I.e. a single await at the beginning and you're done.

@ktoso, will it be possible to explicitly pick the right overload by specifying its type? I'm running the November 4 snapshot and

func foo() -> Int { 2 }
func foo() async -> Int { 3 }

let bar = foo as () async -> Int  // no compiler error
let baz: () async -> Int = foo    // no compiler error

print(type(of: foo))  // prints () -> Int
print(type(of: bar))  // segmentation fault if run
print(type(of: baz))  // segmentation fault if run

func run() async {
    print(type(of: foo))  // segmentation fault if run

    await print([foo(), (foo as () -> Int)()])  // works, prints [3, 2]
    await print([foo(), (foo as () async -> Int)()])  // compiler error
    await print([foo(), bar()])                       // compiler error
    await print([foo(), baz()])                       // compiler error
}

await run()

Overriding Actor.execute should be enough to achieve that.

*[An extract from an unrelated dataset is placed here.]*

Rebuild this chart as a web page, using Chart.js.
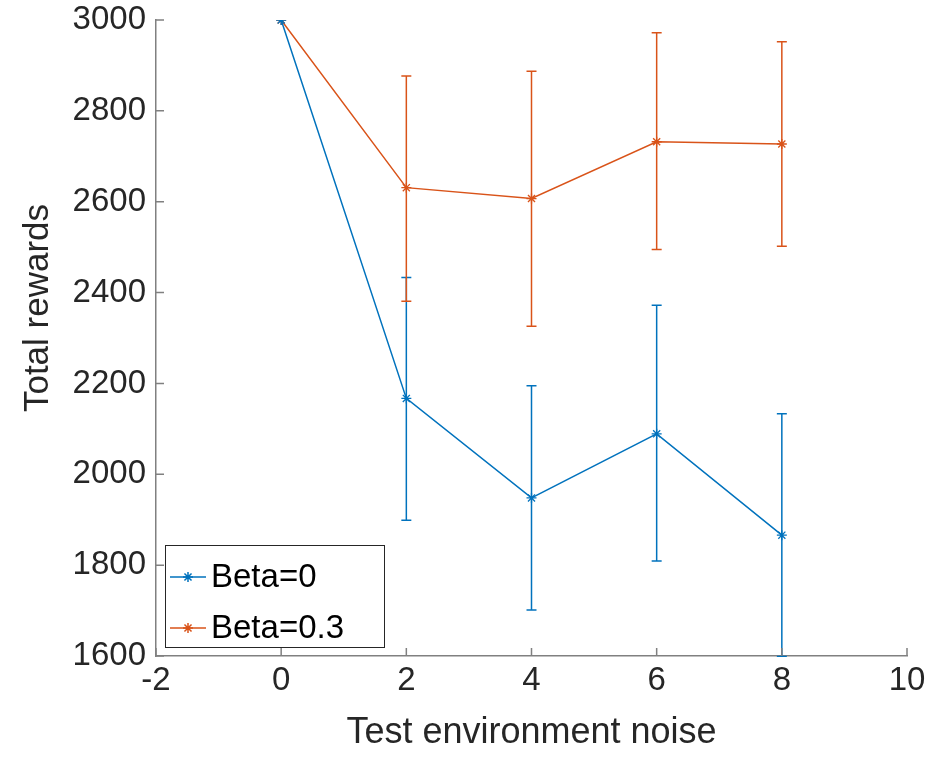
<!DOCTYPE html>
<html>
<head>
<meta charset="utf-8">
<script src="https://cdn.jsdelivr.net/npm/chart.js@4.4.1/dist/chart.umd.min.js"></script>
<style>
  html, body { margin: 0; padding: 0; background: #fff; }
  #grafico { width: 948px; height: 757px; }
</style>
</head>
<body>
<div id="grafico"><canvas id="miGrafico" width="948" height="757"></canvas></div>
<script>
// datos
const noise = [0, 2, 4, 6, 8];
const beta0Mean  = [3000, 2167, 1948, 2089, 1866];
const beta0Upper = [3000, 2433, 2195, 2372, 2133];
const beta0Lower = [3000, 1899, 1701, 1809, 1599];
const beta03Mean  = [3000, 2631, 2607, 2732, 2727];
const beta03Upper = [3000, 2877, 2887, 2972, 2952];
const beta03Lower = [3000, 2381, 2326, 2495, 2502];
const seriesLabels = ['Beta=0', 'Beta=0.3'];
const xTicks = [-2, 0, 2, 4, 6, 8, 10];
const yTicks = [1600, 1800, 2000, 2200, 2400, 2600, 2800, 3000];

const azul = '#0072BD';
const naranja = '#D95319';
const fuente = "'Liberation Sans', Arial, sans-serif";

const toPoints = (xs, ys) => xs.map((x, i) => ({ x: x, y: ys[i] }));

// barras de error, ticks hacia dentro, leyenda y titulo del eje y
const errorBars = {
  id: 'errorBars',
  beforeDatasetsDraw(chart) {
    const { ctx, chartArea, scales } = chart;
    const bounds = [[beta0Lower, beta0Upper], [beta03Lower, beta03Upper]];
    ctx.save();
    ctx.beginPath();
    ctx.rect(chartArea.left, chartArea.top, chartArea.right - chartArea.left, chartArea.bottom - chartArea.top + 1);
    ctx.clip();
    chart.data.datasets.forEach((ds, d) => {
      ctx.strokeStyle = ds.borderColor;
      ctx.lineWidth = 1.5;
      noise.forEach((n, i) => {
        const lo = bounds[d][0][i], hi = bounds[d][1][i];
        if (lo === hi) return;
        const px = scales.x.getPixelForValue(n);
        const yLo = scales.y.getPixelForValue(lo);
        const yHi = scales.y.getPixelForValue(hi);
        ctx.beginPath();
        ctx.moveTo(px, yLo); ctx.lineTo(px, yHi);
        ctx.moveTo(px - 5, yLo); ctx.lineTo(px + 5, yLo);
        ctx.moveTo(px - 5, yHi); ctx.lineTo(px + 5, yHi);
        ctx.stroke();
      });
    });
    ctx.restore();
  },
  afterDraw(chart) {
    const { ctx, chartArea, scales } = chart;
    ctx.save();
    ctx.strokeStyle = '#808080';
    ctx.lineWidth = 1.5;
    ctx.beginPath();
    xTicks.forEach(v => {
      const px = scales.x.getPixelForValue(v);
      ctx.moveTo(px, chartArea.bottom); ctx.lineTo(px, chartArea.bottom - 8);
    });
    yTicks.forEach(v => {
      const py = scales.y.getPixelForValue(v);
      ctx.moveTo(chartArea.left, py); ctx.lineTo(chartArea.left + 8, py);
    });
    ctx.stroke();

    // titulo eje y
    ctx.save();
    ctx.translate(38, 308);
    ctx.rotate(-Math.PI / 2);
    ctx.fillStyle = '#262626';
    ctx.font = '35px ' + fuente;
    ctx.textAlign = 'center';
    ctx.textBaseline = 'middle';
    ctx.fillText('Total rewards', 0, 0);
    ctx.restore();

    // leyenda
    const bx = chartArea.left + 9, by = chartArea.bottom - 111;
    const bw = 219, bh = 102;
    ctx.fillStyle = '#fff';
    ctx.fillRect(bx, by, bw, bh);
    ctx.strokeStyle = '#262626';
    ctx.lineWidth = 1;
    ctx.strokeRect(bx + 0.5, by + 0.5, bw, bh);
    chart.data.datasets.forEach((ds, i) => {
      const y = by + 32 + i * 51;
      ctx.strokeStyle = ds.borderColor;
      ctx.lineWidth = 1.5;
      ctx.beginPath();
      ctx.moveTo(bx + 5, y); ctx.lineTo(bx + 41, y);
      ctx.stroke();
      ctx.beginPath();
      const cx = bx + 23, r = 5;
      ctx.moveTo(cx - r, y); ctx.lineTo(cx + r, y);
      ctx.moveTo(cx, y - r); ctx.lineTo(cx, y + r);
      const k = r * 0.707;
      ctx.moveTo(cx - k, y - k); ctx.lineTo(cx + k, y + k);
      ctx.moveTo(cx - k, y + k); ctx.lineTo(cx + k, y - k);
      ctx.stroke();
      ctx.fillStyle = '#000';
      ctx.font = '33px ' + fuente;
      ctx.textBaseline = 'middle';
      ctx.fillText(ds.label, bx + 46, y + 1);
    });
    ctx.restore();
  }
};

const ctx = document.getElementById('miGrafico').getContext('2d');
new Chart(ctx, {
  type: 'line',
  data: {
    datasets: [{
      label: seriesLabels[0],
      data: toPoints(noise, beta0Mean),
      borderColor: azul,
      backgroundColor: azul,
      borderWidth: 1.5,
      pointStyle: 'star',
      pointRadius: 5,
      pointBorderWidth: 1.3
    }, {
      label: seriesLabels[1],
      data: toPoints(noise, beta03Mean),
      borderColor: naranja,
      backgroundColor: naranja,
      borderWidth: 1.5,
      pointStyle: 'star',
      pointRadius: 5,
      pointBorderWidth: 1.3
    }]
  },
  options: {
    responsive: false,
    animation: false,
    layout: { padding: { left: 0, top: 0, right: 41, bottom: 0 } },
    plugins: { legend: { display: false }, tooltip: { enabled: false } },
    scales: {
      x: {
        type: 'linear',
        min: -2, max: 10,
        afterBuildTicks: s => { s.ticks = xTicks.map(v => ({ value: v })); },
        afterFit: s => { s.height = 101; },
        grid: { display: false, drawTicks: false },
        border: { display: true, color: '#808080', width: 1.5 },
        ticks: { color: '#262626', font: { family: fuente, size: 33 }, padding: 5, maxRotation: 0, callback: v => String(v) },
        title: { display: true, text: 'Test environment noise', color: '#262626', font: { family: fuente, size: 36 }, padding: { top: 0, bottom: 2 } }
      },
      y: {
        min: 1600, max: 3000,
        afterBuildTicks: s => { s.ticks = yTicks.map(v => ({ value: v })); },
        afterFit: s => { s.width = 156; s.paddingTop = 20; },
        grid: { display: false, drawTicks: false },
        border: { display: true, color: '#808080', width: 1.5 },
        ticks: { color: '#262626', font: { family: fuente, size: 33 }, padding: 10, callback: v => String(v) }
      }
    }
  },
  plugins: [errorBars]
});
</script>
</body>
</html>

Agreed. Though the point I was getting at is that I'm not 100% sure that we'll nail the correct structure on the 1st try during the pitch+review period. Maybe nursery needs to separate consumer/producer, or withNursery returns Task.Handle, etc.

That's why I think we should incubate structured concurrency as a preview library. Which made me realized that we're missing a facility to convert a async function into callback (for Task.Handle). Other than that, most of the Task APIs can be done on top of the actor APIs.

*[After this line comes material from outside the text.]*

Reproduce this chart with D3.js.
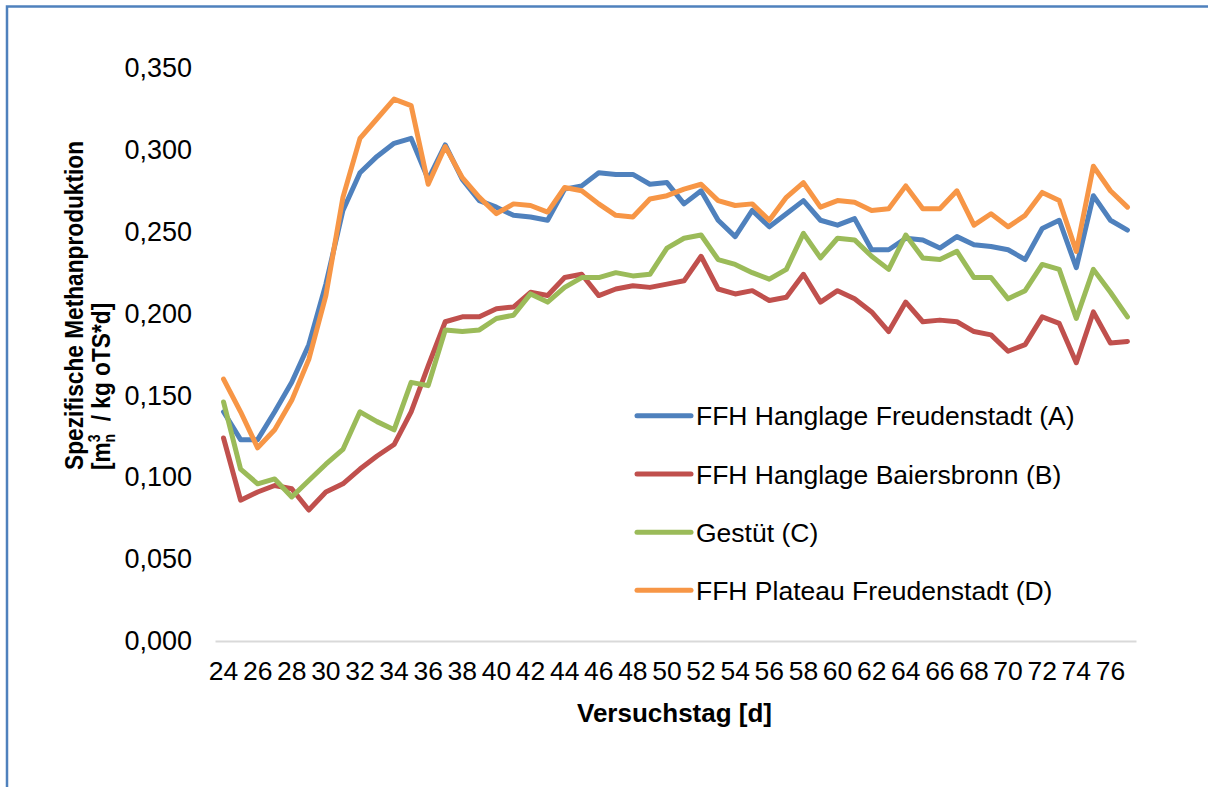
<!DOCTYPE html>
<html>
<head>
<meta charset="utf-8">
<script src="https://cdn.jsdelivr.net/npm/d3@7"></script>
<style>
  html, body { margin: 0; padding: 0; background: #fff; }
  svg { display: block; font-family: "Liberation Sans", Arial, sans-serif; }
</style>
</head>
<body>
<svg id="chart" width="1208" height="787"></svg>
<script>
// ---- data ----
const days = [24,25,26,27,28,29,30,31,32,33,34,35,36,37,38,39,40,41,42,43,44,45,46,47,48,49,50,
              51,52,53,54,55,56,57,58,59,60,61,62,63,64,65,66,67,68,69,70,71,72,73,74,75,76,77];
const tickDays = [24,26,28,30,32,34,36,38,40,42,44,46,48,50,52,54,56,58,60,62,64,66,68,70,72,74,76];
const yTicks = [0,0.05,0.10,0.15,0.20,0.25,0.30,0.35];

const seriesNames = ["FFH Hanglage Freudenstadt (A)", "FFH Hanglage Baiersbronn (B)", "Gestüt (C)", "FFH Plateau Freudenstadt (D)"];
const seriesColors = ["#4F81BD", "#C0504D", "#9BBB59", "#F79646"];

const valuesA = [0.140,0.123,0.123,0.140,0.158,0.181,0.218,0.263,0.286,0.296,0.304,0.307,0.282,0.303,0.282,0.269,0.265,0.260,0.259,0.257,
                 0.276,0.278,0.286,0.285,0.285,0.279,0.280,0.267,0.275,0.257,0.247,0.263,0.253,0.261,0.269,0.257,0.254,0.258,0.239,0.239,
                 0.246,0.245,0.240,0.247,0.242,0.241,0.239,0.233,0.252,0.257,0.228,0.272,0.257,0.251];
const valuesB = [0.124,0.086,0.091,0.095,0.093,0.080,0.091,0.096,0.105,0.113,0.120,0.140,0.168,0.195,0.198,0.198,0.203,0.204,0.213,0.211,
                 0.222,0.224,0.211,0.215,0.217,0.216,0.218,0.220,0.235,0.215,0.212,0.214,0.208,0.210,0.224,0.207,0.214,0.209,0.201,0.189,
                 0.207,0.195,0.196,0.195,0.189,0.187,0.177,0.181,0.198,0.194,0.170,0.201,0.182,0.183];
const valuesC = [0.146,0.105,0.096,0.099,0.088,0.098,0.108,0.117,0.140,0.134,0.129,0.158,0.156,0.190,0.189,0.190,0.197,0.199,0.212,0.207,
                 0.216,0.222,0.222,0.225,0.223,0.224,0.240,0.246,0.248,0.233,0.230,0.225,0.221,0.227,0.249,0.234,0.246,0.245,0.235,0.227,
                 0.248,0.234,0.233,0.238,0.222,0.222,0.209,0.214,0.230,0.227,0.197,0.227,0.213,0.198];
const valuesD = [0.160,0.140,0.118,0.129,0.147,0.172,0.211,0.271,0.307,0.319,0.331,0.327,0.279,0.302,0.283,0.271,0.261,0.267,0.266,0.262,
                 0.277,0.275,0.267,0.260,0.259,0.270,0.272,0.276,0.279,0.269,0.266,0.267,0.257,0.271,0.280,0.265,0.269,0.268,0.263,0.264,
                 0.278,0.264,0.264,0.275,0.254,0.261,0.253,0.260,0.274,0.269,0.238,0.290,0.275,0.265];

const allValues = [valuesA, valuesB, valuesC, valuesD];

// ---- drawing ----
const svg = d3.select("#chart");

// outer frame (only left and top edges visible)
svg.append("path")
  .attr("d", "M7,800 L7,6.5 L1220,6.5")
  .attr("fill", "none")
  .attr("stroke", "#4F81BD")
  .attr("stroke-width", 2.5);

const plotLeft = 215, plotRight = 1136, plotTop = 68, plotBottom = 641;

const x = d3.scaleBand().domain(days).range([plotLeft, plotRight]).paddingInner(0).paddingOuter(0);
const xc = d => x(d) + x.bandwidth() / 2;
const y = d3.scaleLinear().domain([0, 0.35]).range([plotBottom, plotTop]);

const de = d3.formatLocale({decimal: ",", thousands: ".", grouping: [3], currency: ["", "€"]});
const fmt = de.format(".3f");

// y axis (labels only)
const yAxis = svg.append("g")
  .attr("transform", `translate(${plotLeft},0)`)
  .call(d3.axisLeft(y).tickValues(yTicks).tickFormat(fmt).tickSize(0).tickPadding(23));
yAxis.select(".domain").remove();
yAxis.selectAll("text")
  .attr("font-size", 27)
  .attr("font-family", "Liberation Sans, Arial, sans-serif")
  .attr("fill", "#000");

// x axis
const xAxis = svg.append("g")
  .attr("transform", `translate(0,${plotBottom})`)
  .call(d3.axisBottom(x).tickValues(tickDays).tickSize(0).tickPadding(20));
xAxis.select(".domain").attr("stroke", "#D9D9D9").attr("stroke-width", 2);
xAxis.selectAll("text")
  .attr("font-size", 26.5)
  .attr("font-family", "Liberation Sans, Arial, sans-serif")
  .attr("fill", "#000");

// lines
const line = d3.line()
  .x((v, i) => xc(days[i]))
  .y(v => y(v));

svg.append("g").selectAll("path")
  .data(allValues)
  .join("path")
  .attr("d", d => line(d))
  .attr("fill", "none")
  .attr("stroke", (d, i) => seriesColors[i])
  .attr("stroke-width", 5)
  .attr("stroke-linejoin", "round")
  .attr("stroke-linecap", "round");

// axis titles
svg.append("text")
  .attr("x", 674.5)
  .attr("y", 722)
  .attr("text-anchor", "middle")
  .attr("font-size", 26)
  .attr("font-weight", "bold")
  .text("Versuchstag [d]");

const k = 1.15;
const yTitle = svg.append("text")
  .attr("transform", `rotate(-90) scale(1,${k})`)
  .attr("font-size", 22.7)
  .attr("font-weight", "bold");
yTitle.append("tspan")
  .attr("x", -470).attr("y", 83.5 / k)
  .text("Spezifische Methanproduktion");
const l2 = yTitle.append("tspan").attr("x", -470).attr("y", 110 / k);
l2.append("tspan").text("[m");
l2.append("tspan").attr("font-size", 14).attr("dy", -9).text("3");
l2.append("tspan").attr("font-size", 14).attr("dx", -8).attr("dy", 13).text("n");
l2.append("tspan").attr("dy", -4).text("  / kg oTS*d]").attr("xml:space", "preserve").style("white-space", "pre");

// legend
const legend = svg.append("g");
const rowY = [415.7, 474, 532.2, 590.3];
seriesNames.forEach((name, i) => {
  const g = legend.append("g").attr("transform", `translate(0,${rowY[i]})`);
  g.append("line")
    .attr("x1", 637).attr("x2", 691)
    .attr("y1", 0).attr("y2", 0)
    .attr("stroke", seriesColors[i])
    .attr("stroke-width", 5)
    .attr("stroke-linecap", "round");
  g.append("text")
    .attr("x", 696).attr("y", 9.5)
    .attr("font-size", 26.5)
    .attr("fill", "#000")
    .text(name);
});
</script>
</body>
</html>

Calling actor.run { ... } as the first thing in the task should make it obvious enough.

Sorry, what is a callback but a function value? What are you imagining this would look like?

We really want to discourage people from doing higher-order manipulations on task handles as is common with a lot of functionally-oriented futures libraries. If you're fetching something and then doing something with the result, you should be structuring those into the same task.